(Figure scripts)
***
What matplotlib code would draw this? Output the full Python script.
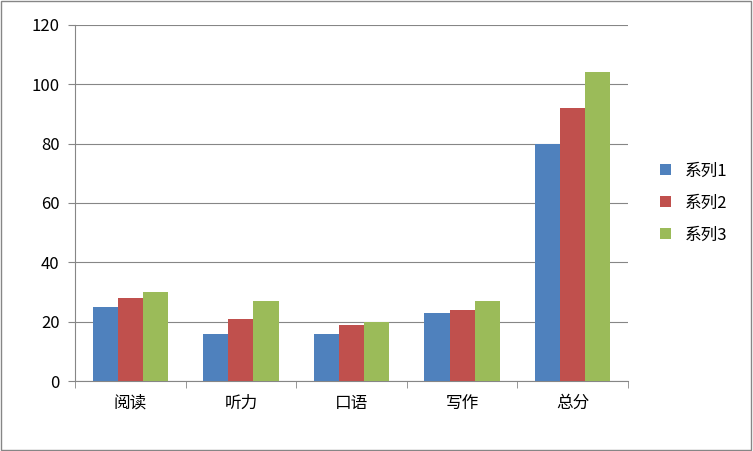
import numpy as np
import matplotlib.pyplot as plt
from matplotlib.patches import Rectangle

plt.rcParams['font.family'] = ['Noto Sans CJK SC', 'DejaVu Sans']

categories = ['阅读', '听力', '口语', '写作', '总分']
series1 = [25, 16, 16, 23, 80]
series2 = [28, 21, 19, 24, 92]
series3 = [30, 27, 20, 27, 104]
names = ['系列1', '系列2', '系列3']
colors = ['#4F81BD', '#C0504D', '#9BBB59']

fig = plt.figure(figsize=(7.53, 4.51), dpi=100)
fig.patches.append(Rectangle((0.001, 0.002), 0.997, 0.995, transform=fig.transFigure,
                             fill=False, edgecolor='#868686', linewidth=1))
ax = fig.add_axes([0.0996, 0.155, 0.7344, 0.79])

x = np.arange(len(categories))
w = 0.227
for i, (vals, name, c) in enumerate(zip([series1, series2, series3], names, colors)):
    ax.bar(x + (i - 1) * w, vals, w, color=c, label=name, zorder=3)

ax.set_xlim(-0.5, 4.5)
ax.set_ylim(0, 120)
ax.set_yticks(range(0, 121, 20))
ax.grid(axis='y', color='#868686', linewidth=0.8, zorder=0)
ax.set_xticks(x)
ax.set_xticklabels(categories, fontsize=12)
ax.set_xticks(np.arange(-0.5, 5, 1), minor=True)
ax.tick_params(axis='x', which='major', length=0, pad=10)
ax.tick_params(axis='x', which='minor', length=5, color='#868686')
ax.tick_params(axis='y', labelsize=12, length=5, color='#868686', pad=6)
for s in ['top', 'right']:
    ax.spines[s].set_visible(False)
for s in ['left', 'bottom']:
    ax.spines[s].set_color('#868686')

ax.legend(loc='center left', bbox_to_anchor=(1.03, 0.5), frameon=False,
          fontsize=12, handlelength=0.7, handleheight=0.7, labelspacing=0.9)

fig.savefig('out.png', dpi=100)
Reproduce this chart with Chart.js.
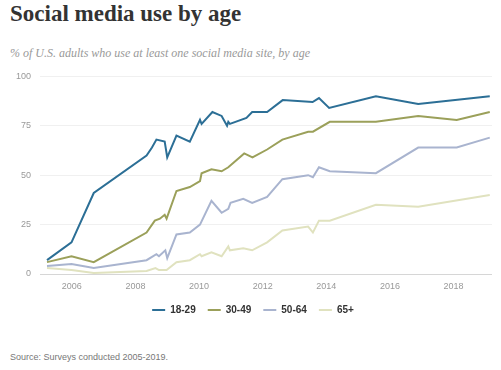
<!DOCTYPE html>
<html>
<head>
<meta charset="utf-8">
<script src="https://cdn.jsdelivr.net/npm/chart.js@4/dist/chart.umd.min.js"></script>
<style>
  html, body { margin: 0; padding: 0; background: #fff; }
  body { width: 501px; height: 370px; position: relative; overflow: hidden; }
  #title { position: absolute; left: 10px; top: 0px; font-family: "Liberation Serif", serif; font-weight: bold; font-size: 23px; color: #333; line-height: 27px; white-space: nowrap; }
  #subtitle { position: absolute; left: 10px; top: 46px; font-family: "Liberation Serif", serif; font-style: italic; font-size: 12px; color: #999; line-height: 15px; white-space: nowrap; }
  #source { position: absolute; left: 10px; top: 351px; font-family: "Liberation Sans", Arial, sans-serif; font-size: 9px; color: #777; line-height: 12px; white-space: nowrap; }
  #wrap { position: absolute; left: 0; top: 62px; width: 501px; height: 263px; }
</style>
</head>
<body>
<div id="title">Social media use by age</div>
<div id="subtitle">% of U.S. adults who use at least one social media site, by age</div>
<div id="wrap"><canvas id="c"></canvas></div>
<div id="source">Source: Surveys conducted 2005-2019.</div>
<script>
const seriesNames = ["18-29", "30-49", "50-64", "65+"];
const yTicks = [0, 25, 50, 75, 100];
const xTickYears = [2006, 2008, 2010, 2012, 2014, 2016, 2018];

const years18 = [2005.22, 2005.99, 2006.69, 2008.35, 2008.52, 2008.66, 2008.92, 2009.0, 2009.29, 2009.71, 2010.03, 2010.08, 2010.42, 2010.71, 2010.88, 2010.92, 2010.97, 2011.49, 2011.67, 2012.14, 2012.63, 2013.57, 2013.77, 2014.09, 2015.56, 2016.89, 2019.14];
const vals18  = [7, 16, 41, 60, 64, 68, 67, 59, 70, 67, 78, 76, 82, 80, 75, 77, 76, 79, 82, 82, 88, 87, 89, 84, 90, 86, 90];

const years30 = [2005.22, 2005.99, 2006.69, 2008.35, 2008.61, 2008.77, 2008.92, 2008.98, 2009.29, 2009.71, 2010.03, 2010.08, 2010.39, 2010.71, 2010.92, 2011.42, 2011.68, 2012.14, 2012.62, 2013.43, 2013.58, 2014.11, 2015.56, 2016.89, 2018.10, 2019.14];
const vals30  = [6, 9, 6, 21, 27, 28, 30, 28, 42, 44, 47, 51, 53, 52, 54, 61, 59, 63, 68, 72, 72, 77, 77, 80, 78, 82];

const years50 = [2005.22, 2005.99, 2006.69, 2008.35, 2008.66, 2008.74, 2008.94, 2009.0, 2009.29, 2009.71, 2010.03, 2010.39, 2010.71, 2010.92, 2010.99, 2011.39, 2011.67, 2012.14, 2012.62, 2013.43, 2013.58, 2013.77, 2014.11, 2015.56, 2016.89, 2018.10, 2019.14];
const vals50  = [4, 5, 3, 7, 10, 9, 12, 8, 20, 21, 25, 37, 31, 33, 36, 38, 36, 39, 48, 50, 49, 54, 52, 51, 64, 64, 69];

const years65 = [2005.22, 2005.99, 2006.69, 2008.35, 2008.63, 2008.74, 2008.98, 2009.29, 2009.71, 2010.03, 2010.08, 2010.39, 2010.71, 2010.92, 2010.97, 2011.39, 2011.67, 2012.14, 2012.62, 2013.43, 2013.58, 2013.77, 2014.11, 2015.56, 2016.89, 2019.14];
const vals65  = [3, 2, 0.5, 1.5, 3, 2, 2, 6, 7, 10, 9, 11, 9, 14, 12, 13, 12, 16, 22, 24, 21, 27, 27, 35, 34, 40];

const colors = ["#2c6f96", "#9ba05a", "#a9b4cf", "#e0e2bf"];

function pts(xs, ys) { return xs.map((x, i) => ({ x: x, y: ys[i] })); }
const allYears = [years18, years30, years50, years65];
const allVals = [vals18, vals30, vals50, vals65];

const datasets = seriesNames.map((n, i) => ({
  label: n,
  data: pts(allYears[i], allVals[i]),
  borderColor: colors[i],
  backgroundColor: colors[i],
  borderWidth: 2,
  pointRadius: 0,
  pointHoverRadius: 0,
  tension: 0,
  order: i
}));

new Chart(document.getElementById('c'), {
  type: 'line',
  data: { datasets: datasets },
  options: {
    responsive: true,
    maintainAspectRatio: false,
    animation: false,
    layout: { padding: { top: 9, right: 9, left: 14, bottom: 0 } },
    plugins: {
      tooltip: { enabled: false },
      legend: {
        position: 'bottom',
        labels: {
          usePointStyle: true,
          pointStyle: 'line',
          pointStyleWidth: 13,
          boxWidth: 13,
          boxHeight: 10,
          padding: 12,
          color: '#333',
          font: { family: '"Liberation Sans", Arial, sans-serif', size: 10, weight: 'bold' }
        }
      }
    },
    scales: {
      x: {
        type: 'linear',
        min: 2005,
        max: 2019.21,
        afterBuildTicks: (scale) => { scale.ticks = xTickYears.map(v => ({ value: v })); },
        afterFit: (scale) => { scale.height = 19; },
        ticks: {
          color: '#999',
          padding: 7,
          font: { family: '"Liberation Sans", Arial, sans-serif', size: 9 },
          callback: (v) => String(v),
          maxRotation: 0
        },
        grid: { display: false, drawTicks: false },
        border: { display: false }
      },
      y: {
        min: 0,
        max: 100,
        afterBuildTicks: (scale) => { scale.ticks = yTicks.map(v => ({ value: v })); },
        afterFit: (scale) => { scale.width = 26; },
        ticks: {
          color: '#999',
          padding: 9,
          font: { family: '"Liberation Sans", Arial, sans-serif', size: 9 }
        },
        grid: {
          color: (ctx) => ctx.tick && ctx.tick.value === 0 ? '#d6d6d6' : '#f0f0f0',
          lineWidth: 1,
          drawTicks: false
        },
        border: { display: false }
      }
    }
  }
});
</script>
</body>
</html>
***
• _Short problem_:
Nothing in the entries should change as you copy them, except that the pictures are left out.

• _Solution_:
What matplotlib code would draw this? Output the full Python script.
import numpy as np
import matplotlib.pyplot as plt
from matplotlib.patches import Rectangle

plt.rcParams['font.family'] = ['Noto Sans CJK SC', 'DejaVu Sans']

categories = ['阅读', '听力', '口语', '写作', '总分']
series1 = [25, 16, 16, 23, 80]
series2 = [28, 21, 19, 24, 92]
series3 = [30, 27, 20, 27, 104]
names = ['系列1', '系列2', '系列3']
colors = ['#4F81BD', '#C0504D', '#9BBB59']

fig = plt.figure(figsize=(7.53, 4.51), dpi=100)
fig.patches.append(Rectangle((0.001, 0.002), 0.997, 0.995, transform=fig.transFigure,
                             fill=False, edgecolor='#868686', linewidth=1))
ax = fig.add_axes([0.0996, 0.155, 0.7344, 0.79])

x = np.arange(len(categories))
w = 0.227
for i, (vals, name, c) in enumerate(zip([series1, series2, series3], names, colors)):
    ax.bar(x + (i - 1) * w, vals, w, color=c, label=name, zorder=3)

ax.set_xlim(-0.5, 4.5)
ax.set_ylim(0, 120)
ax.set_yticks(range(0, 121, 20))
ax.grid(axis='y', color='#868686', linewidth=0.8, zorder=0)
ax.set_xticks(x)
ax.set_xticklabels(categories, fontsize=12)
ax.set_xticks(np.arange(-0.5, 5, 1), minor=True)
ax.tick_params(axis='x', which='major', length=0, pad=10)
ax.tick_params(axis='x', which='minor', length=5, color='#868686')
ax.tick_params(axis='y', labelsize=12, length=5, color='#868686', pad=6)
for s in ['top', 'right']:
    ax.spines[s].set_visible(False)
for s in ['left', 'bottom']:
    ax.spines[s].set_color('#868686')

ax.legend(loc='center left', bbox_to_anchor=(1.03, 0.5), frameon=False,
          fontsize=12, handlelength=0.7, handleheight=0.7, labelspacing=0.9)

fig.savefig('out.png', dpi=100)
Reproduce this chart with Chart.js.
<!DOCTYPE html>
<html>
<head>
<meta charset="utf-8">
<script src="https://cdn.jsdelivr.net/npm/chart.js@4/dist/chart.umd.min.js"></script>
<style>
  html, body { margin: 0; padding: 0; background: #fff; }
  body { width: 501px; height: 370px; position: relative; overflow: hidden; }
  #title { position: absolute; left: 10px; top: 0px; font-family: "Liberation Serif", serif; font-weight: bold; font-size: 23px; color: #333; line-height: 27px; white-space: nowrap; }
  #subtitle { position: absolute; left: 10px; top: 46px; font-family: "Liberation Serif", serif; font-style: italic; font-size: 12px; color: #999; line-height: 15px; white-space: nowrap; }
  #source { position: absolute; left: 10px; top: 351px; font-family: "Liberation Sans", Arial, sans-serif; font-size: 9px; color: #777; line-height: 12px; white-space: nowrap; }
  #wrap { position: absolute; left: 0; top: 62px; width: 501px; height: 263px; }
</style>
</head>
<body>
<div id="title">Social media use by age</div>
<div id="subtitle">% of U.S. adults who use at least one social media site, by age</div>
<div id="wrap"><canvas id="c"></canvas></div>
<div id="source">Source: Surveys conducted 2005-2019.</div>
<script>
const seriesNames = ["18-29", "30-49", "50-64", "65+"];
const yTicks = [0, 25, 50, 75, 100];
const xTickYears = [2006, 2008, 2010, 2012, 2014, 2016, 2018];

const years18 = [2005.22, 2005.99, 2006.69, 2008.35, 2008.52, 2008.66, 2008.92, 2009.0, 2009.29, 2009.71, 2010.03, 2010.08, 2010.42, 2010.71, 2010.88, 2010.92, 2010.97, 2011.49, 2011.67, 2012.14, 2012.63, 2013.57, 2013.77, 2014.09, 2015.56, 2016.89, 2019.14];
const vals18  = [7, 16, 41, 60, 64, 68, 67, 59, 70, 67, 78, 76, 82, 80, 75, 77, 76, 79, 82, 82, 88, 87, 89, 84, 90, 86, 90];

const years30 = [2005.22, 2005.99, 2006.69, 2008.35, 2008.61, 2008.77, 2008.92, 2008.98, 2009.29, 2009.71, 2010.03, 2010.08, 2010.39, 2010.71, 2010.92, 2011.42, 2011.68, 2012.14, 2012.62, 2013.43, 2013.58, 2014.11, 2015.56, 2016.89, 2018.10, 2019.14];
const vals30  = [6, 9, 6, 21, 27, 28, 30, 28, 42, 44, 47, 51, 53, 52, 54, 61, 59, 63, 68, 72, 72, 77, 77, 80, 78, 82];

const years50 = [2005.22, 2005.99, 2006.69, 2008.35, 2008.66, 2008.74, 2008.94, 2009.0, 2009.29, 2009.71, 2010.03, 2010.39, 2010.71, 2010.92, 2010.99, 2011.39, 2011.67, 2012.14, 2012.62, 2013.43, 2013.58, 2013.77, 2014.11, 2015.56, 2016.89, 2018.10, 2019.14];
const vals50  = [4, 5, 3, 7, 10, 9, 12, 8, 20, 21, 25, 37, 31, 33, 36, 38, 36, 39, 48, 50, 49, 54, 52, 51, 64, 64, 69];

const years65 = [2005.22, 2005.99, 2006.69, 2008.35, 2008.63, 2008.74, 2008.98, 2009.29, 2009.71, 2010.03, 2010.08, 2010.39, 2010.71, 2010.92, 2010.97, 2011.39, 2011.67, 2012.14, 2012.62, 2013.43, 2013.58, 2013.77, 2014.11, 2015.56, 2016.89, 2019.14];
const vals65  = [3, 2, 0.5, 1.5, 3, 2, 2, 6, 7, 10, 9, 11, 9, 14, 12, 13, 12, 16, 22, 24, 21, 27, 27, 35, 34, 40];

const colors = ["#2c6f96", "#9ba05a", "#a9b4cf", "#e0e2bf"];

function pts(xs, ys) { return xs.map((x, i) => ({ x: x, y: ys[i] })); }
const allYears = [years18, years30, years50, years65];
const allVals = [vals18, vals30, vals50, vals65];

const datasets = seriesNames.map((n, i) => ({
  label: n,
  data: pts(allYears[i], allVals[i]),
  borderColor: colors[i],
  backgroundColor: colors[i],
  borderWidth: 2,
  pointRadius: 0,
  pointHoverRadius: 0,
  tension: 0,
  order: i
}));

new Chart(document.getElementById('c'), {
  type: 'line',
  data: { datasets: datasets },
  options: {
    responsive: true,
    maintainAspectRatio: false,
    animation: false,
    layout: { padding: { top: 9, right: 9, left: 14, bottom: 0 } },
    plugins: {
      tooltip: { enabled: false },
      legend: {
        position: 'bottom',
        labels: {
          usePointStyle: true,
          pointStyle: 'line',
          pointStyleWidth: 13,
          boxWidth: 13,
          boxHeight: 10,
          padding: 12,
          color: '#333',
          font: { family: '"Liberation Sans", Arial, sans-serif', size: 10, weight: 'bold' }
        }
      }
    },
    scales: {
      x: {
        type: 'linear',
        min: 2005,
        max: 2019.21,
        afterBuildTicks: (scale) => { scale.ticks = xTickYears.map(v => ({ value: v })); },
        afterFit: (scale) => { scale.height = 19; },
        ticks: {
          color: '#999',
          padding: 7,
          font: { family: '"Liberation Sans", Arial, sans-serif', size: 9 },
          callback: (v) => String(v),
          maxRotation: 0
        },
        grid: { display: false, drawTicks: false },
        border: { display: false }
      },
      y: {
        min: 0,
        max: 100,
        afterBuildTicks: (scale) => { scale.ticks = yTicks.map(v => ({ value: v })); },
        afterFit: (scale) => { scale.width = 26; },
        ticks: {
          color: '#999',
          padding: 9,
          font: { family: '"Liberation Sans", Arial, sans-serif', size: 9 }
        },
        grid: {
          color: (ctx) => ctx.tick && ctx.tick.value === 0 ? '#d6d6d6' : '#f0f0f0',
          lineWidth: 1,
          drawTicks: false
        },
        border: { display: false }
      }
    }
  }
});
</script>
</body>
</html>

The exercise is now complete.